STEP 2: Have the right number of credit cards
Credit bureaus give higher scores to people with at least three revolving accounts. Preferably, you should have no more than five credit cards. Two is not enough; six is too many. Three to five is just right. Three things to keep in mind about opening credit cards:
1. Don’t open retail-store credit cards. Because you must limit the number of credit cards you carry to just three to five, don’t waste one of them on a card you can only use in one store. You might be tempted to open a retail store credit card so you can save 10% or 15% on the day’s purchases. Resist this temptation. The amount of money you will pay in interest will far exceed the one-time savings.
2. Consider opening a secured credit card that requires you to make a deposit equal to or more than your limit, thereby guaranteeing the bank that you will repay the loan. If you don’t make your monthly payment, the deposit will be applied to your balance, and your credit score will drop.

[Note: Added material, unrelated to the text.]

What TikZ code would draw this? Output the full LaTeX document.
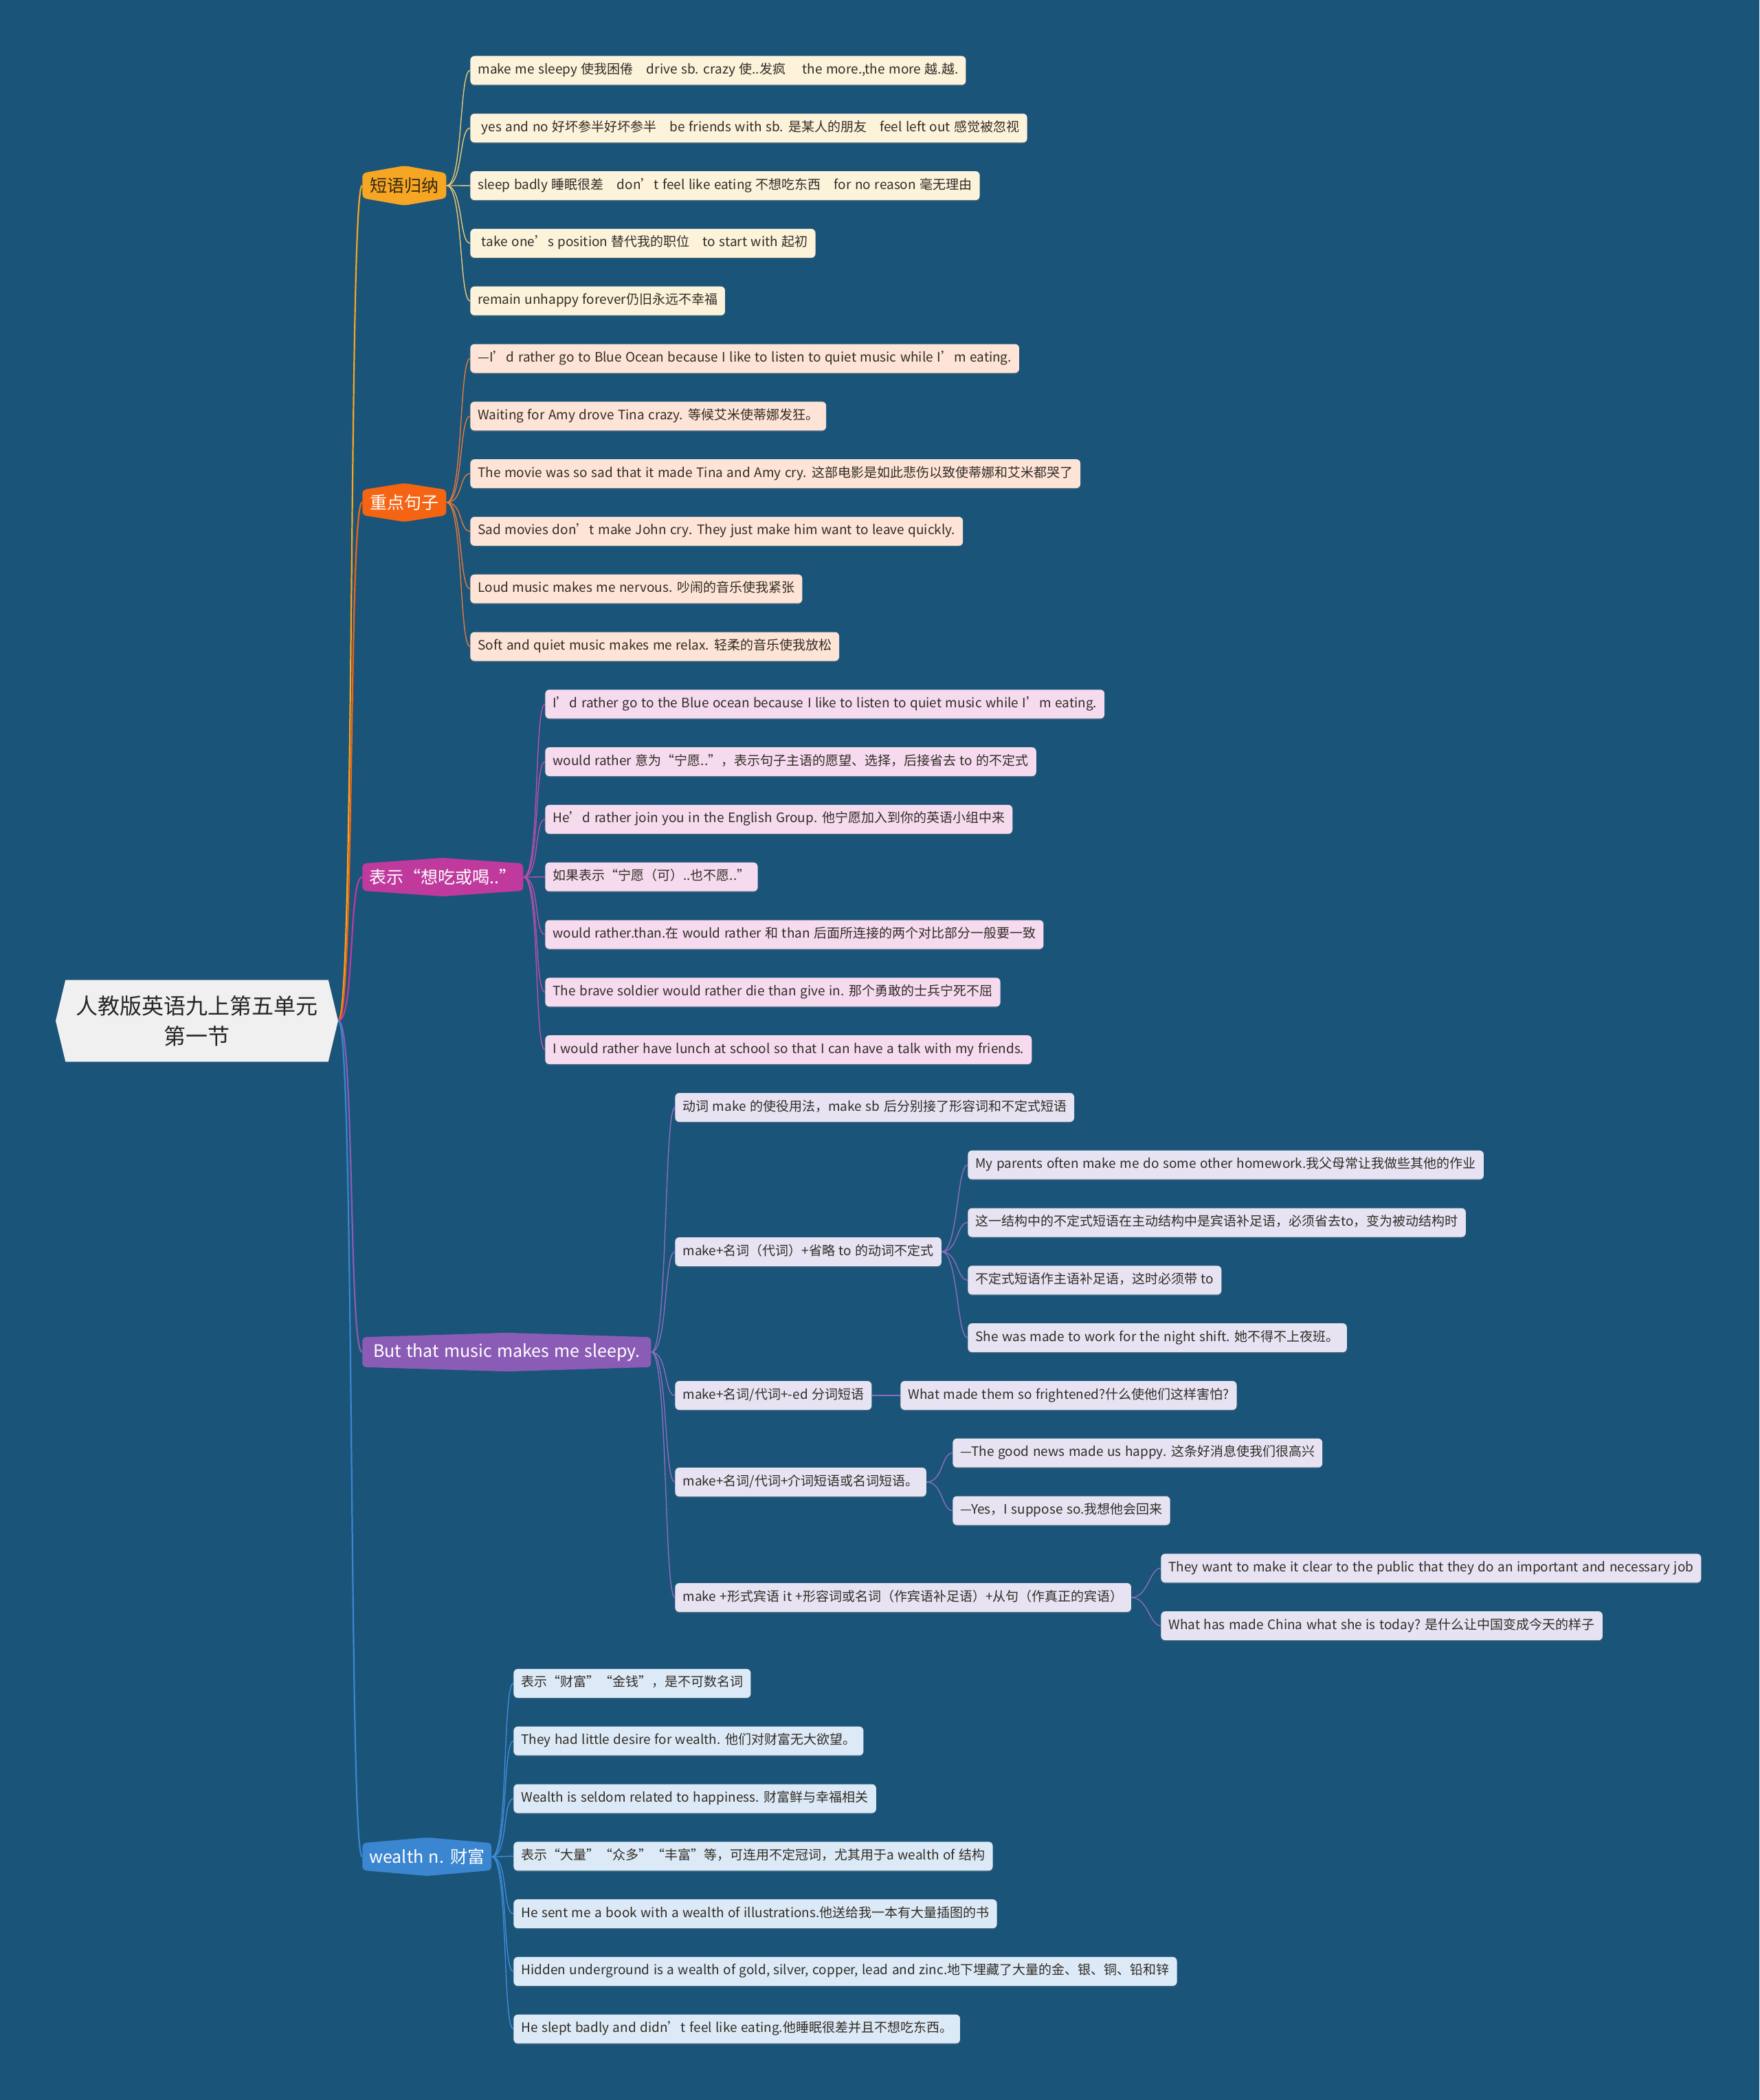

3. If you must open new credit cards, open them all at once. A big part of the credit-scoring formula is the age of your accounts. Each time you open a new account, the average age is lowered. So open all the cards at once. Though your score will initially drop, you’ll be better off in the long run. If you have more than five credit cards, don’t close the extra accounts. Most credit experts agree that once you have opened the excess accounts, the damage is done. In fact, closing these credit cards might even hurt your score ­- and will certainly never help it.
STEP 3: Make sure credit bureaus are reporting your proper credit limit
When I first started out, I was shocked to learn that credit card companies often report the wrong credit limit to the credit bureaus – intentionally! This hurts your credit score because it causes your utilization rate to appear unnaturally high. Remember that your credit cards should never carry a balance that exceeds 30% of their limit. If your credit card company is reporting your limit as lower than it actually is, your utilization rate will appear too high.
Imagine you have a $1,500 balance with a $5,000 limit – a 30% utilization rate. But the credit card company reports your credit limit as only $3,000. Now, your utilization rate appears to be 50%. Having too high of a utilization rate is one of the reasons people have bad credit.
So why do credit card companies fail to report correct credit limits? Basically, they don’t want to lose their client base. If other companies see that you have a high credit limit and a positive credit score, they might solicit your business. By failing to report the correct credit limit, credit card companies keep your name off mailing lists and can better retain your business.
Sometimes credit card companies don’t report any limit at all! When this happens, credit bureaus might report your limit as $0, meaning any balance you carry will make you appear to be over the limit, which is also bad for your credit score. If your credit limit is not listed on your credit report, or if it’s inaccurate, contact your credit card company and ask it to correct the mistake immediately.